Imagina por un momento que se pararan los camiones llenos de verduras, cerdos o pescado; que los supermercados apagaran los aires acondicionados, los lineales refrigerados y los grandes arcones congeladores; que las cosechadoras de gasóil y las plantas procesadoras dejaran de funcionar. Es decir, imagina por un momento que todas las emisiones relacionadas con el uso de combustibles fósiles en el sistema alimentario se detuvieran de inmediato.
Pues aun así, el resto de los gases de efecto invernadero producidos por la producción mundial de alimentos harían que cumplir los objetivos del Acuerdo de París fuera algo muy muy difícil.
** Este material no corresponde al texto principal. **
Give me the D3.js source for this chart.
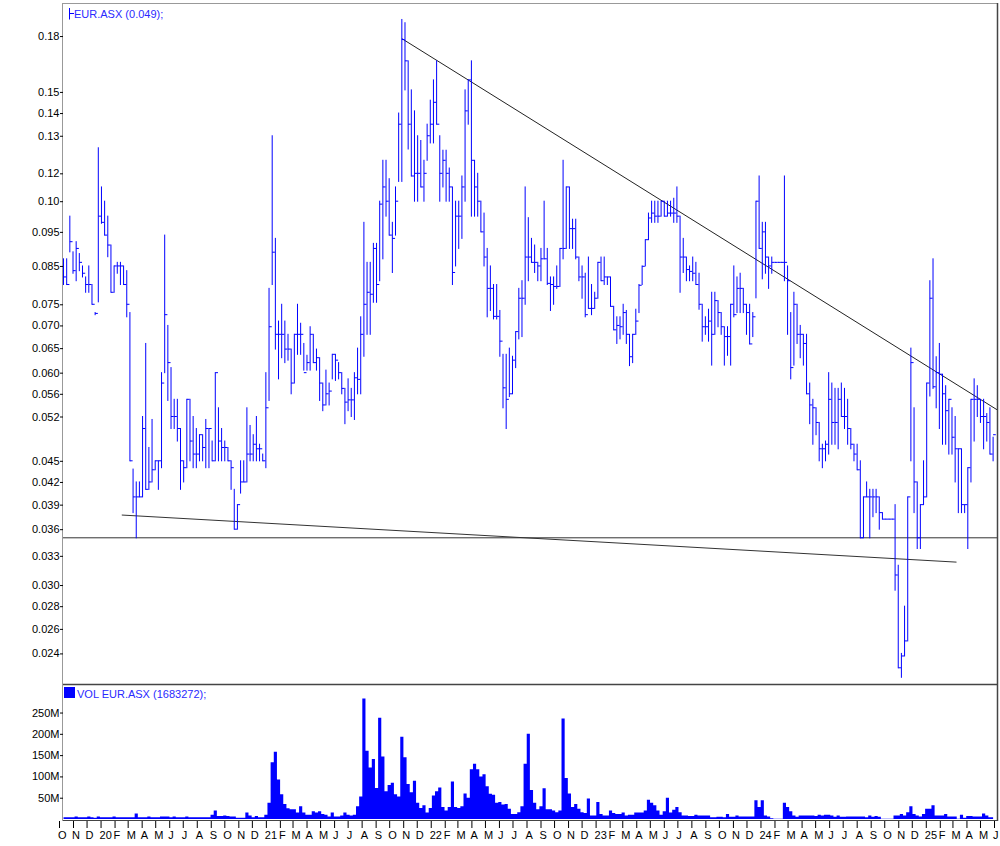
<!DOCTYPE html>
<html><head><meta charset="utf-8">
<script src="https://cdn.jsdelivr.net/npm/d3@7"></script>
<style>
body{margin:0;background:#fff}
svg{display:block}
text{font-family:"Liberation Sans",Arial,sans-serif;font-size:11px}
</style>
</head><body>
<svg id="c" width="1000" height="846"></svg>
<script>
// ---------- DATA (weekly bars, starting week of 2019-10-11) ----------
const firstWeek = [2019, 9, 11];
const highs = [
.087,.087,.100,.089,.092,.0885,.085,.082,.085,.080,
.073,.125,.110,.105,.100,.091,.085,.086,.086,.085,
.0837,.073,.0438,.042,.042,.052,.066,.047,.0515,.045,
.045,.060,.094,.070,.061,.055,.055,.050,.045,.055,
.055,.052,.050,.049,.049,.0515,.050,.048,.060,.0535,
.050,.048,.047,.045,.041,.039,.045,.045,.0535,.0505,
.049,.052,.0475,.046,.060,.079,.130,.093,.071,.075,
.071,.068,.0648,.068,.075,.0705,.066,.0635,.0697,.068,
.0648,.063,.058,.0605,.058,.0637,.0637,.062,.060,.057,
.0588,.057,.060,.065,.072,.098,.086,.086,.0915,.0915,
.105,.120,.120,.113,.098,.110,.140,.190,.188,.166,
.151,.141,.130,.128,.120,.135,.146,.156,.166,.130,
.124,.124,.117,.110,.105,.105,.114,.151,.156,.166,
.120,.115,.105,.101,.090,.085,.080,.080,.0735,.0637,
.0637,.065,.0633,.0686,.079,.081,.110,.0995,.093,.091,
.086,.090,.105,.090,.082,.082,.085,.090,.120,.110,
.110,.099,.099,.0875,.085,.083,.0875,.080,.078,.086,
.0875,.0875,.082,.082,.0745,.072,.072,.075,.0735,.068,
.068,.0738,.080,.085,.0926,.101,.105,.105,.105,.105,
.105,.105,.105,.106,.110,.100,.093,.0875,.085,.0875,
.086,.083,.075,.072,.0738,.078,.078,.0759,.073,.0697,
.0697,.075,.085,.082,.083,.079,.075,.075,.073,.105,
.114,.098,.098,.0875,.0875,.086,.086,.086,.114,.085,
.073,.078,.075,.070,.068,.068,.058,.055,.0535,.051,
.0475,.048,.060,.058,.057,.057,.058,.057,.055,.050,
.0475,.0475,.045,.040,.042,.041,.041,.041,.040,.038,
.0372,.0372,.0372,.039,.032,.024,.028,.040,.065,.0535,
.042,.039,.045,.058,.081,.087,.0632,.066,.0597,.0575,
.055,.0535,.052,.0468,.0468,.039,.044,.055,.0588,.0575,
.055,.055,.0525,.0535,.0486];
const lows = [
.080,.080,.089,.083,.081,.0837,.082,.078,.078,.075,
.0725,.0756,.0977,.094,.0876,.078,.078,.083,.080,.080,
.072,.045,.038,.035,.040,.040,.041,.041,.042,.0437,
.041,.044,.060,.0548,.050,.050,.048,.041,.042,.044,
.045,.044,.044,.045,.045,.044,.044,.045,.045,.045,
.045,.045,.045,.041,.036,.036,.0405,.042,.042,.045,
.045,.045,.045,.045,.044,.0548,.080,.0648,.0588,.063,
.062,.0625,.056,.058,.0637,.0637,.0605,.0605,.0605,.062,
.0605,.0548,.053,.054,.054,.0588,.0585,.0588,.056,.0508,
.053,.052,.0515,.056,.056,.0633,.068,.068,.0755,.0755,
.081,.087,.100,.094,.0832,.094,.112,.112,.151,.1245,
.114,.105,.105,.110,.105,.120,.127,.127,.135,.105,
.110,.105,.105,.080,.085,.090,.093,.105,.135,.100,
.100,.100,.095,.085,.072,.0735,.0715,.0715,.0633,.0535,
.050,.0555,.056,.061,.067,.0675,.075,.081,.086,.0832,
.081,.081,.087,.080,.0735,.075,.079,.0795,.087,.090,
.090,.090,.087,.081,.0765,.072,.074,.0725,.074,.0765,
.081,.080,.080,.0745,.069,.066,.067,.068,.066,.0614,
.062,.068,.073,.080,.085,.0926,.098,.098,.098,.100,
.100,.100,.100,.098,.098,.078,.0832,.081,.081,.081,
.080,.0738,.0665,.068,.0665,.0615,.068,.0697,.068,.0615,
.0635,.0615,.072,.073,.073,.073,.068,.0659,.0675,.0766,
.090,.0815,.083,.079,.083,.086,.086,.086,.081,.068,
.0588,.0615,.066,.063,.0615,.056,.0508,.0475,.049,.045,
.044,.045,.046,.0475,.0475,.0468,.052,.050,.0475,.0468,
.045,.0437,.035,.035,.040,.035,.0375,.038,.036,.0372,
.0372,.0372,.0372,.0295,.0229,.0222,.0238,.025,.045,.038,
.0338,.0338,.039,.040,.0556,.057,.0535,.050,.0475,.0475,
.046,.046,.042,.038,.038,.038,.0338,.042,.048,.052,
.051,.0468,.048,.046,.045];
const closes = [
.082,.080,.092,.0837,.090,.086,.083,.080,.080,.075,
.0728,.100,.098,.094,.091,.078,.085,.085,.085,.080,
.075,.045,.040,.040,.040,.050,.041,.042,.0437,.045,
.045,.058,.0725,.062,.052,.052,.050,.045,.044,.055,
.048,.046,.046,.049,.047,.050,.050,.045,.060,.048,
.047,.047,.045,.044,.036,.039,.042,.042,.046,.046,
.0475,.0468,.0468,.045,.0535,.0697,.0889,.068,.068,.068,
.0648,.0648,.058,.068,.068,.068,.060,.062,.068,.062,
.063,.058,.054,.056,.0565,.0637,.0625,.060,.057,.0545,
.0549,.0549,.059,.0587,.068,.075,.078,.0775,.090,.080,
.104,.110,.105,.094,.093,.105,.135,.178,.166,.135,
.114,.115,.115,.110,.115,.130,.135,.145,.135,.115,
.120,.115,.110,.0832,.100,.100,.110,.141,.156,.120,
.110,.105,.095,.0875,.079,.079,.0721,.0721,.0665,.0571,
.055,.056,.0625,.0686,.0765,.0765,.0875,.0875,.086,.086,
.085,.087,.087,.0803,.080,.0795,.0795,.090,.090,.110,
.096,.096,.0875,.082,.082,.0725,.074,.074,.0765,.086,
.081,.082,.082,.0745,.069,.070,.0697,.073,.068,.0632,
.068,.071,.0798,.0849,.0926,.0994,.101,.100,.100,.105,
.100,.101,.101,.101,.100,.0875,.0875,.084,.0835,.083,
.080,.075,.0697,.0697,.071,.068,.0759,.073,.0697,.0675,
.0675,.075,.0725,.079,.079,.075,.073,.0659,.072,.105,
.090,.095,.0875,.085,.086,.086,.086,.086,.086,.081,
.061,.075,.068,.068,.066,.056,.054,.0535,.051,.0468,
.0468,.0475,.055,.051,.051,.055,.052,.052,.050,.0475,
.046,.0437,.035,.040,.040,.040,.040,.040,.038,.0372,
.0372,.0372,.0372,.031,.0229,.0238,.025,.040,.062,.042,
.035,.039,.040,.058,.0765,.0573,.060,.0597,.056,.053,
.055,.0486,.0468,.0468,.039,.039,.044,.055,.055,.055,
.052,.052,.051,.046,.049];
const volumesM = [
4,4,4,4,6,4,4,4,6,4,
3,6,4,4,4,4,6,4,4,4,
4,4,4,13,4,4,4,6,4,4,
4,6,6,6,4,6,4,4,4,6,
4,4,4,4,4,4,4,10,20,7,
7,8,7,6,6,3,3,3,15,8,
4,7,4,4,10,38,133,158,93,58,
35,25,23,23,15,30,15,10,10,18,
15,18,12,10,6,15,6,6,8,15,
10,8,10,30,53,283,160,121,141,73,
238,147,65,80,85,58,53,193,145,82,
63,90,38,26,32,15,26,55,65,74,
28,20,28,88,28,26,30,60,50,117,
130,117,100,105,77,59,57,38,40,34,
35,24,12,12,16,30,130,200,68,38,
23,30,72,23,23,20,16,20,236,96,
60,28,35,24,16,14,48,8,8,40,
12,8,8,20,14,12,12,15,8,10,
10,15,15,15,20,45,38,32,20,10,
18,50,15,22,28,16,8,8,7,7,
10,8,8,8,8,4,4,5,5,4,
12,5,5,8,6,6,6,6,6,44,
28,44,8,6,2,0.5,0.5,0.5,38,28,
18,8,5,8,8,8,8,8,7,10,
8,10,10,8,5,8,5,5,6,6,
6,6,6,6,4,8,5,7,5,0.5,
0.5,0.5,0.5,8,8,12,8,16,30,12,
8,6,12,24,24,32,8,8,8,12,
6,6,6,0.5,10,3,7,7,6,6,
6,13,8,4,4];

const priceTickValues = [0.18,0.15,0.14,0.13,0.115,0.105,0.095,0.085,0.075,0.070,0.065,0.060,0.056,0.052,0.045,0.042,0.039,0.036,0.033,0.030,0.028,0.026,0.024];
const priceTickLabels = ["0.18","0.15","0.14","0.13","0.12","0.10","0.095","0.085","0.075","0.070","0.065","0.060","0.056","0.052","0.045","0.042","0.039","0.036","0.033","0.030","0.028","0.026","0.024"];
const volTickValues = [50,100,150,200,250];
const volTickLabels = ["50M","100M","150M","200M","250M"];
const monthTickLabels = ["O","N","D","20","F","M","A","M","J","J","A","S","O","N","D","21","F","M","A","M","J","J","A","S","O","N","D","22","F","M","A","M","J","J","A","S","O","N","D","23","F","M","A","M","J","J","A","S","O","N","D","24","F","M","A","M","J","J","A","S","O","N","D","25","F","M","A","M","J"];
const supportLevel = 0.035;
const lowerTrend = [[[2020,1,17],0.0377],[[2025,2,10],0.03233]];
const upperTrend = [[[2021,9,29],0.1785],[[2025,5,9],0.0531]];
const priceLegend = "EUR.ASX (0.049);";
const volLegend = "VOL EUR.ASX (1683272);";

// ---------- LAYOUT ----------
const L = 63, R = 997.5, PT = 3, PB = 684, VB = 820;
const blue = "#0000ff";
const U = a => new Date(Date.UTC(a[0], a[1], a[2]));
const svg = d3.select("#c");

const x = d3.scaleUtc().domain([U([2019,9,1]), U([2025,5,1])]).range([59, 994]);
const yP = d3.scaleLog().domain([0.02172, 0.2005]).range([PB, PT]);
const yV = d3.scaleLinear().domain([0, 317]).range([819, PB]);
const start = U(firstWeek);
const dates = highs.map((_, i) => d3.utcDay.offset(start, 7 * i));

const defs = svg.append("defs");
defs.append("clipPath").attr("id","cp").append("rect").attr("x",L).attr("y",PT).attr("width",R-L).attr("height",PB-PT);
defs.append("clipPath").attr("id","cv").append("rect").attr("x",L).attr("y",PB).attr("width",R-L).attr("height",VB-PB);

// volume histogram
const area = d3.area().curve(d3.curveStep)
  .x((d, i) => x(dates[i])).y0(yV(0)).y1(d => yV(d));
svg.append("path").attr("d", area(volumesM)).attr("fill", blue).attr("clip-path","url(#cv)");

// trend lines
const tl = svg.append("g").attr("clip-path","url(#cp)").attr("stroke","#222").attr("stroke-width",1).attr("fill","none");
const line = d3.line().x(d => x(U(d[0]))).y(d => yP(d[1]));
tl.append("path").attr("d", line(lowerTrend)).attr("stroke","#333");
tl.append("path").attr("d", line(upperTrend));
tl.append("line").attr("x1",L).attr("x2",R).attr("y1",yP(supportLevel)).attr("y2",yP(supportLevel)).attr("stroke","#333");

// HLC bars
let p = "";
highs.forEach((h, i) => {
  const xi = x(dates[i]);
  p += `M${xi},${yP(h)-0.5}V${yP(lows[i])+0.5}M${xi},${yP(closes[i])}h2.7`;
});
svg.append("path").attr("d", p).attr("stroke", blue).attr("stroke-width", 1).attr("fill","none").attr("clip-path","url(#cp)");

// frames
const fr = svg.append("g").attr("fill","none");
fr.append("line").attr("x1",L).attr("x2",R).attr("y1",PT+0.5).attr("y2",PT+0.5).attr("stroke","#999");
fr.append("line").attr("x1",L-0.5).attr("x2",L-0.5).attr("y1",PT).attr("y2",VB).attr("stroke","#999");
fr.append("line").attr("x1",R).attr("x2",R).attr("y1",PT).attr("y2",VB+1).attr("stroke","#444").attr("stroke-width",1.5);
fr.append("line").attr("x1",L).attr("x2",R).attr("y1",PB+0.5).attr("y2",PB+0.5).attr("stroke","#444").attr("stroke-width",1.5);
fr.append("line").attr("x1",L-0.5).attr("x2",R).attr("y1",VB+0.5).attr("y2",VB+0.5).attr("stroke","#444").attr("stroke-width",1.2);

// axes
function styleAxis(g){
  g.select(".domain").remove();
  g.attr("font-family","'Liberation Sans',Arial,sans-serif").attr("font-size",11);
  g.selectAll("line").attr("stroke","#000");
  g.selectAll("text").attr("fill","#000");
}
svg.append("g").attr("transform",`translate(${L},0)`)
  .call(d3.axisLeft(yP).tickValues(priceTickValues).tickFormat((d,i)=>priceTickLabels[i]).tickSize(3).tickPadding(0.5))
  .call(styleAxis);
svg.append("g").attr("transform",`translate(${L},0)`)
  .call(d3.axisLeft(yV).tickValues(volTickValues).tickFormat((d,i)=>volTickLabels[i]).tickSize(3).tickPadding(0.5))
  .call(styleAxis);
const months = d3.utcMonth.range(U([2019,9,1]), U([2025,6,1]));
const ax = svg.append("g").attr("transform",`translate(0,${VB+1})`)
  .call(d3.axisBottom(x).tickValues(months).tickFormat((d,i)=>monthTickLabels[i]).tickSize(7).tickPadding(3.5))
  .call(styleAxis);
ax.selectAll("text").attr("text-anchor","start").attr("x",-1.5);

// legends
svg.append("path").attr("d","M69.5,8V19.5M69.5,13.5H74").attr("stroke",blue).attr("fill","none");
svg.append("text").attr("x",74).attr("y",17.5).attr("fill","#2a2aff").text(priceLegend);
svg.append("rect").attr("x",64).attr("y",687).attr("width",11).attr("height",11).attr("fill",blue);
svg.append("text").attr("x",77).attr("y",697.5).attr("fill","#2a2aff").text(volLegend);
</script>
</body></html>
Esas son las conclusiones de un nuevo estudio que publica hoy la revista Science y que reflexiona sobre el hecho de que al centrar nuestro esfuerzos de mitigación de gases de efecto invernadero en reducir el consumo de combustibles fósiles en la producción de electricidad, el transporte y la industria, igual hemos olvidado mirar otros lugares que también tienen un papel central en la contribución humana al cambio climático.
Comernos el margen de cambio climático, en cifras
Según los investigadores, el sistema alimentario mundial representa aproximadamente un tercio de las emisiones totales de efecto invernadero en el mundo. En este capítulo se incluyen cosas como la tala de tierras y la deforestación vinculada a la producción agrícola y ganadera, la producción y uso de fertilizantes o, efectivamente, los combustibles fósiles relacionados con la producción de alimentos y las cadenas de suministros.
Si le ponemos cifras a esto, el estudio toma datos desde 2012 a 2017 y concluye que todo esto supone unos 16.000 millones de toneladas de dióxido de carbono (CO2) cada año. Si el crecimiento fuera estable y se ajustara a la población, de aquí a 2100 se liberarían 1.356 gigatoneladas. Algo que por si mismo, y siempre según los modelos de los investigadores, elevaría 2 grados la temperatura del planeta.
Pese a esto, los investigadores se dieron cuenta de que se sabe poco sobre cómo esta contribución impacta en nuestra capacidad de enfrentarnos al calentamiento climático. Para solucionarlo, los investigadores han dibujado varios escenarios que pudieran modificar el sistema alimentario mundial (desde modificar dietas a incrementar la eficiencia agrícola o reducir el desperdicio de alimentos). La buena noticia es que, según sus cálculos, es posible; la mala es que es bastante difícil.
Pero, sobre todo, este tipo de estudios nos permite entender a qué nos estamos comprometiendo realmente cuando nos comprometemos con determinados objetivos en emisiones. En los últimos años, por la seriedad del problema, hemos tenido cierta tendencia a lanzarnos a la búsqueda de compromisos cada vez más ambiciosos dejando a un lado sus consecuencias. Y, sinceramente, es fundamental traer luz y taquígrafos a este tema porque nos jugamos mucho en ello.